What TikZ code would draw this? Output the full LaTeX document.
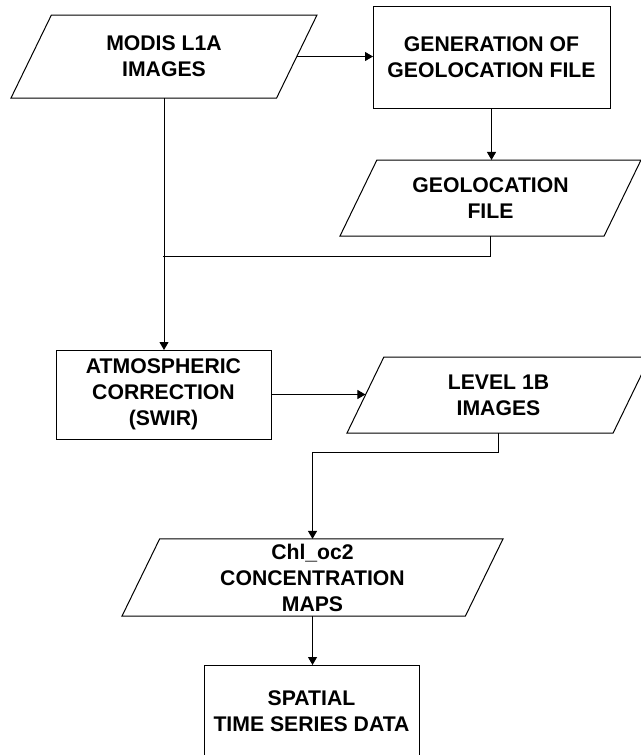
\documentclass[tikz,border=0pt]{standalone}
\usepackage{fontspec}
\setmainfont{Liberation Sans}
\usepackage{tikz}
\usetikzlibrary{shapes.geometric,arrows.meta}

\begin{document}
\begin{tikzpicture}[
  x=0.5pt, y=-0.5pt,
  every node/.style={font=\bfseries\fontsize{10.6}{13}\selectfont, align=center, inner sep=0pt, outer sep=0pt},
  databox/.style={draw, line width=0.5pt, shape=trapezium, trapezium left angle=64, trapezium right angle=116, trapezium stretches body},
  procbox/.style={draw, line width=0.5pt, rectangle},
  arr/.style={-{Triangle[length=4pt,width=4.5pt]}, line width=0.5pt},
  lnk/.style={line width=0.5pt}
]
\useasboundingbox (0,0) rectangle (641,755);
\clip (0,0) rectangle (641,755);

% inputs
\node[databox, inner ysep=10.45pt, minimum width=153pt, minimum height=41.5pt] (modis) at (164,56.5) {MODIS L1A\\IMAGES};
\node[procbox, minimum width=118.5pt, minimum height=51pt] (gen) at (491.5,57) {GENERATION OF\\GEOLOCATION FILE};
\node[databox, inner ysep=8.7pt, minimum width=150.5pt, minimum height=38pt] (geo) at (490.5,198) {GEOLOCATION\\FILE};
\coordinate (join) at (163,256);

% processing
\node[procbox, minimum width=107.5pt, minimum height=44.5pt] (atm) at (163.5,394.5) {ATMOSPHERIC\\CORRECTION\\(SWIR)};
\node[databox, inner ysep=8.7pt, minimum width=151.5pt, minimum height=38pt] (lvl) at (498.5,395) {LEVEL 1B\\IMAGES};

% products
\node[databox, inner ysep=2.4pt, minimum width=190.5pt, minimum height=38.5pt] (chl) at (312.5,577.5) {Chl\_oc2\\CONCENTRATION\\MAPS};
\node[procbox, minimum width=107.5pt, minimum height=46.5pt] (sts) at (311.5,711.5) {SPATIAL\\TIME SERIES DATA};

\draw[arr] (modis.east) -- (modis.east -| gen.west);
\draw[arr] (gen.south) -- (gen.south |- geo.north);
\draw[lnk] (geo.south) |- (join);
\draw[arr] (modis.south) -- (modis.south |- atm.north);
\draw[arr] (atm.east) -- (atm.east -| lvl.west);
\draw[arr] (lvl.south) -- ++(0,19) -| (chl.north);
\draw[arr] (chl.south) -- (chl.south |- sts.north);
\end{tikzpicture}
\end{document}
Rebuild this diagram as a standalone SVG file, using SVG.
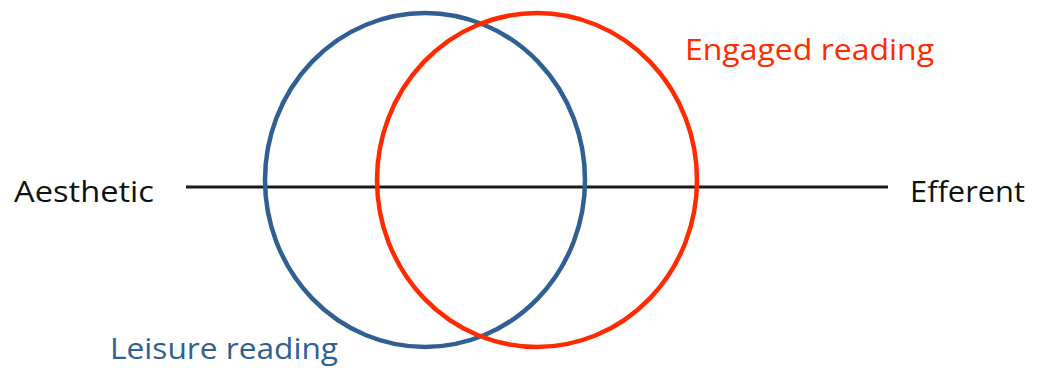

++++++++

Repeat all the records above exactly, leaving out any pictures.

What TikZ code would draw this? Output the full LaTeX document.
\documentclass[tikz,border=0pt]{standalone}
\usepackage{fontspec}
\setmainfont{Liberation Sans}
\usepackage{tikz}
\usetikzlibrary{shapes.geometric,arrows.meta}

\begin{document}
\begin{tikzpicture}[
  x=0.5pt, y=-0.5pt,
  every node/.style={font=\bfseries\fontsize{10.6}{13}\selectfont, align=center, inner sep=0pt, outer sep=0pt},
  databox/.style={draw, line width=0.5pt, shape=trapezium, trapezium left angle=64, trapezium right angle=116, trapezium stretches body},
  procbox/.style={draw, line width=0.5pt, rectangle},
  arr/.style={-{Triangle[length=4pt,width=4.5pt]}, line width=0.5pt},
  lnk/.style={line width=0.5pt}
]
\useasboundingbox (0,0) rectangle (641,755);
\clip (0,0) rectangle (641,755);

% inputs
\node[databox, inner ysep=10.45pt, minimum width=153pt, minimum height=41.5pt] (modis) at (164,56.5) {MODIS L1A\\IMAGES};
\node[procbox, minimum width=118.5pt, minimum height=51pt] (gen) at (491.5,57) {GENERATION OF\\GEOLOCATION FILE};
\node[databox, inner ysep=8.7pt, minimum width=150.5pt, minimum height=38pt] (geo) at (490.5,198) {GEOLOCATION\\FILE};
\coordinate (join) at (163,256);

% processing
\node[procbox, minimum width=107.5pt, minimum height=44.5pt] (atm) at (163.5,394.5) {ATMOSPHERIC\\CORRECTION\\(SWIR)};
\node[databox, inner ysep=8.7pt, minimum width=151.5pt, minimum height=38pt] (lvl) at (498.5,395) {LEVEL 1B\\IMAGES};

% products
\node[databox, inner ysep=2.4pt, minimum width=190.5pt, minimum height=38.5pt] (chl) at (312.5,577.5) {Chl\_oc2\\CONCENTRATION\\MAPS};
\node[procbox, minimum width=107.5pt, minimum height=46.5pt] (sts) at (311.5,711.5) {SPATIAL\\TIME SERIES DATA};

\draw[arr] (modis.east) -- (modis.east -| gen.west);
\draw[arr] (gen.south) -- (gen.south |- geo.north);
\draw[lnk] (geo.south) |- (join);
\draw[arr] (modis.south) -- (modis.south |- atm.north);
\draw[arr] (atm.east) -- (atm.east -| lvl.west);
\draw[arr] (lvl.south) -- ++(0,19) -| (chl.north);
\draw[arr] (chl.south) -- (chl.south |- sts.north);
\end{tikzpicture}
\end{document}
Rebuild this diagram as a standalone SVG file, using SVG.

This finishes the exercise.